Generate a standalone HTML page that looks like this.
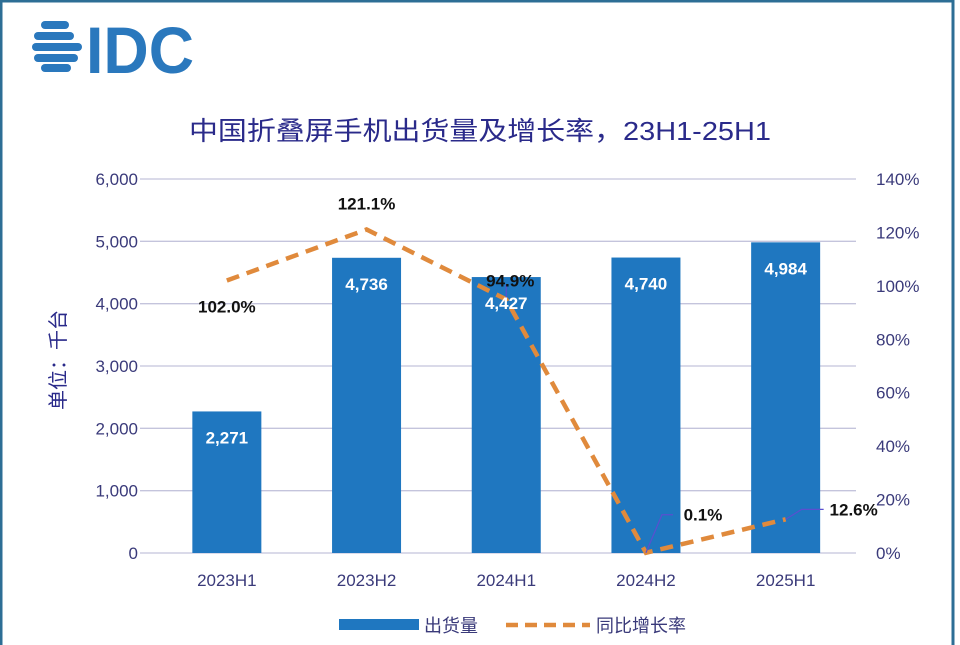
<!DOCTYPE html>
<html><head><meta charset="utf-8"><style>
body{margin:0;background:#fff}
#wrap{position:relative;width:960px;height:645px;overflow:hidden;background:#fff;font-family:"Liberation Sans","Noto Sans CJK SC",sans-serif}
</style></head><body>
<div id="wrap">
<svg id="svg" width="960" height="645" xmlns="http://www.w3.org/2000/svg">
<rect x="1" y="1" width="952" height="650" fill="none" stroke="#2d6e95" stroke-width="3"/>
<g fill="#2a78bd">
<rect x="41" y="21" width="28" height="8" rx="4"/>
<rect x="34" y="32" width="40" height="8" rx="4"/>
<rect x="32" y="43" width="50" height="8" rx="4"/>
<rect x="34" y="54" width="44" height="8" rx="4"/>
<rect x="41" y="64" width="30" height="8" rx="4"/>
<text x="86" y="73" font-size="66" font-weight="bold" fill="#2a78bd" textLength="108" lengthAdjust="spacingAndGlyphs" font-family="Liberation Sans,sans-serif">IDC</text>
</g>
<text x="480" y="140" text-anchor="middle" font-size="26" fill="#2a2a8a" textLength="582" lengthAdjust="spacingAndGlyphs">中国折叠屏手机出货量及增长率，23H1-25H1</text>
<text transform="translate(65,360) rotate(-90)" text-anchor="middle" font-size="20" fill="#2a2a8a">单位：千台</text>
<g id="grid"></g><g id="bars"></g><g id="line"></g><g id="labels"></g>
<g>
<rect x="339" y="619" width="80" height="11" fill="#1f77c0"/>
<text x="424" y="632" font-size="18" fill="#3a3a7a">出货量</text>
<line x1="506" y1="625" x2="590" y2="625" stroke="#e08a3c" stroke-width="4.5" stroke-dasharray="12,7"/>
<text x="596" y="632" font-size="18" fill="#3a3a7a">同比增长率</text>
</g>
</svg>
<script>
const categories=["2023H1","2023H2","2024H1","2024H2","2025H1"];
const shipments=[2271,4736,4427,4740,4984];
const growth=[102.0,121.1,94.9,0.1,12.6];
const leftTicks=[0,1000,2000,3000,4000,5000,6000];
const rightTicks=[0,20,40,60,80,100,120,140];
const NS="http://www.w3.org/2000/svg";
const X0=157,STEP=139.7,Y0=553,Y1=179;
const xc=i=>X0+STEP*(i+0.5);
const yL=v=>Y0-(v/6000)*(Y0-Y1);
const yR=v=>Y0-(v/140)*(Y0-Y1);
function mk(tag,attrs,parent,txt){const e=document.createElementNS(NS,tag);for(const k in attrs)e.setAttribute(k,attrs[k]);if(txt!==undefined)e.textContent=txt;parent.appendChild(e);return e;}
const g=document.getElementById('grid'),b=document.getElementById('bars'),l=document.getElementById('line'),lb=document.getElementById('labels');
leftTicks.forEach(t=>{
 const y=yL(t);
 const ln=mk('line',{x1:140,x2:856,y1:y,y2:y,stroke:'#c4c4dc','stroke-width':1.3},g);
 
 
 const tx=mk('text',{x:138,y:y+6,'text-anchor':'end','font-size':17,fill:'#3a3a7a'},g,t.toLocaleString('en-US'));
 
 
});
rightTicks.forEach(t=>{
 const tx=mk('text',{x:876,y:yR(t)+6,'font-size':17,fill:'#3a3a7a'},g,t+'%');
 
 
});
categories.forEach((c,i)=>{
 const tx=mk('text',{x:xc(i),y:586,'text-anchor':'middle','font-size':17,fill:'#3a3a7a'},g,c);
 
 
 const r=mk('rect',{x:xc(i)-34.5,y:yL(shipments[i]),width:69,height:Y0-yL(shipments[i]),fill:'#1f77c0'},b);
 
 
 const v=mk('text',{x:xc(i),y:yL(shipments[i])+32,'text-anchor':'middle','font-size':17,'font-weight':'bold',fill:'#fff'},lb,shipments[i].toLocaleString('en-US'));
 
 
});
const pts=growth.map((v,i)=>xc(i)+','+yR(v)).join(' ');
const pl=mk('polyline',{points:pts,fill:'none',stroke:'#e08a3c','stroke-width':4.5,'stroke-dasharray':'13,8'},l);


const off=[[0,26],[0,-26],[4,-19],[57,-38],[68,-10]];
growth.forEach((v,i)=>{
 const x0=xc(i),y0=yR(v),lx=x0+off[i][0],ly=y0+off[i][1];
 if(i>=2){const ld=mk('polyline',{points:i===2?`${x0},${y0} ${lx-4},${ly+8} ${lx-4},${ly+4}`:`${x0},${y0} ${x0+16},${ly} ${lx-30},${ly}`,fill:'none',stroke:'#5a4fd0','stroke-width':1.2},l);
 
 }
 const t=mk('text',{x:lx,y:ly+6,'text-anchor':'middle','font-size':17,'font-weight':'bold',fill:'#111'},lb,v.toFixed(1)+'%');
 
 
});
</script>
</div>
</body></html>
# # # # #
▶ **AIM OF THE TASK**
Return each line exactly as written. Any picture gets left out.

▶ **FULL ANSWER**
Generate a standalone HTML page that looks like this.
<!DOCTYPE html>
<html><head><meta charset="utf-8"><style>
body{margin:0;background:#fff}
#wrap{position:relative;width:960px;height:645px;overflow:hidden;background:#fff;font-family:"Liberation Sans","Noto Sans CJK SC",sans-serif}
</style></head><body>
<div id="wrap">
<svg id="svg" width="960" height="645" xmlns="http://www.w3.org/2000/svg">
<rect x="1" y="1" width="952" height="650" fill="none" stroke="#2d6e95" stroke-width="3"/>
<g fill="#2a78bd">
<rect x="41" y="21" width="28" height="8" rx="4"/>
<rect x="34" y="32" width="40" height="8" rx="4"/>
<rect x="32" y="43" width="50" height="8" rx="4"/>
<rect x="34" y="54" width="44" height="8" rx="4"/>
<rect x="41" y="64" width="30" height="8" rx="4"/>
<text x="86" y="73" font-size="66" font-weight="bold" fill="#2a78bd" textLength="108" lengthAdjust="spacingAndGlyphs" font-family="Liberation Sans,sans-serif">IDC</text>
</g>
<text x="480" y="140" text-anchor="middle" font-size="26" fill="#2a2a8a" textLength="582" lengthAdjust="spacingAndGlyphs">中国折叠屏手机出货量及增长率，23H1-25H1</text>
<text transform="translate(65,360) rotate(-90)" text-anchor="middle" font-size="20" fill="#2a2a8a">单位：千台</text>
<g id="grid"></g><g id="bars"></g><g id="line"></g><g id="labels"></g>
<g>
<rect x="339" y="619" width="80" height="11" fill="#1f77c0"/>
<text x="424" y="632" font-size="18" fill="#3a3a7a">出货量</text>
<line x1="506" y1="625" x2="590" y2="625" stroke="#e08a3c" stroke-width="4.5" stroke-dasharray="12,7"/>
<text x="596" y="632" font-size="18" fill="#3a3a7a">同比增长率</text>
</g>
</svg>
<script>
const categories=["2023H1","2023H2","2024H1","2024H2","2025H1"];
const shipments=[2271,4736,4427,4740,4984];
const growth=[102.0,121.1,94.9,0.1,12.6];
const leftTicks=[0,1000,2000,3000,4000,5000,6000];
const rightTicks=[0,20,40,60,80,100,120,140];
const NS="http://www.w3.org/2000/svg";
const X0=157,STEP=139.7,Y0=553,Y1=179;
const xc=i=>X0+STEP*(i+0.5);
const yL=v=>Y0-(v/6000)*(Y0-Y1);
const yR=v=>Y0-(v/140)*(Y0-Y1);
function mk(tag,attrs,parent,txt){const e=document.createElementNS(NS,tag);for(const k in attrs)e.setAttribute(k,attrs[k]);if(txt!==undefined)e.textContent=txt;parent.appendChild(e);return e;}
const g=document.getElementById('grid'),b=document.getElementById('bars'),l=document.getElementById('line'),lb=document.getElementById('labels');
leftTicks.forEach(t=>{
 const y=yL(t);
 const ln=mk('line',{x1:140,x2:856,y1:y,y2:y,stroke:'#c4c4dc','stroke-width':1.3},g);
 
 
 const tx=mk('text',{x:138,y:y+6,'text-anchor':'end','font-size':17,fill:'#3a3a7a'},g,t.toLocaleString('en-US'));
 
 
});
rightTicks.forEach(t=>{
 const tx=mk('text',{x:876,y:yR(t)+6,'font-size':17,fill:'#3a3a7a'},g,t+'%');
 
 
});
categories.forEach((c,i)=>{
 const tx=mk('text',{x:xc(i),y:586,'text-anchor':'middle','font-size':17,fill:'#3a3a7a'},g,c);
 
 
 const r=mk('rect',{x:xc(i)-34.5,y:yL(shipments[i]),width:69,height:Y0-yL(shipments[i]),fill:'#1f77c0'},b);
 
 
 const v=mk('text',{x:xc(i),y:yL(shipments[i])+32,'text-anchor':'middle','font-size':17,'font-weight':'bold',fill:'#fff'},lb,shipments[i].toLocaleString('en-US'));
 
 
});
const pts=growth.map((v,i)=>xc(i)+','+yR(v)).join(' ');
const pl=mk('polyline',{points:pts,fill:'none',stroke:'#e08a3c','stroke-width':4.5,'stroke-dasharray':'13,8'},l);


const off=[[0,26],[0,-26],[4,-19],[57,-38],[68,-10]];
growth.forEach((v,i)=>{
 const x0=xc(i),y0=yR(v),lx=x0+off[i][0],ly=y0+off[i][1];
 if(i>=2){const ld=mk('polyline',{points:i===2?`${x0},${y0} ${lx-4},${ly+8} ${lx-4},${ly+4}`:`${x0},${y0} ${x0+16},${ly} ${lx-30},${ly}`,fill:'none',stroke:'#5a4fd0','stroke-width':1.2},l);
 
 }
 const t=mk('text',{x:lx,y:ly+6,'text-anchor':'middle','font-size':17,'font-weight':'bold',fill:'#111'},lb,v.toFixed(1)+'%');
 
 
});
</script>
</div>
</body></html>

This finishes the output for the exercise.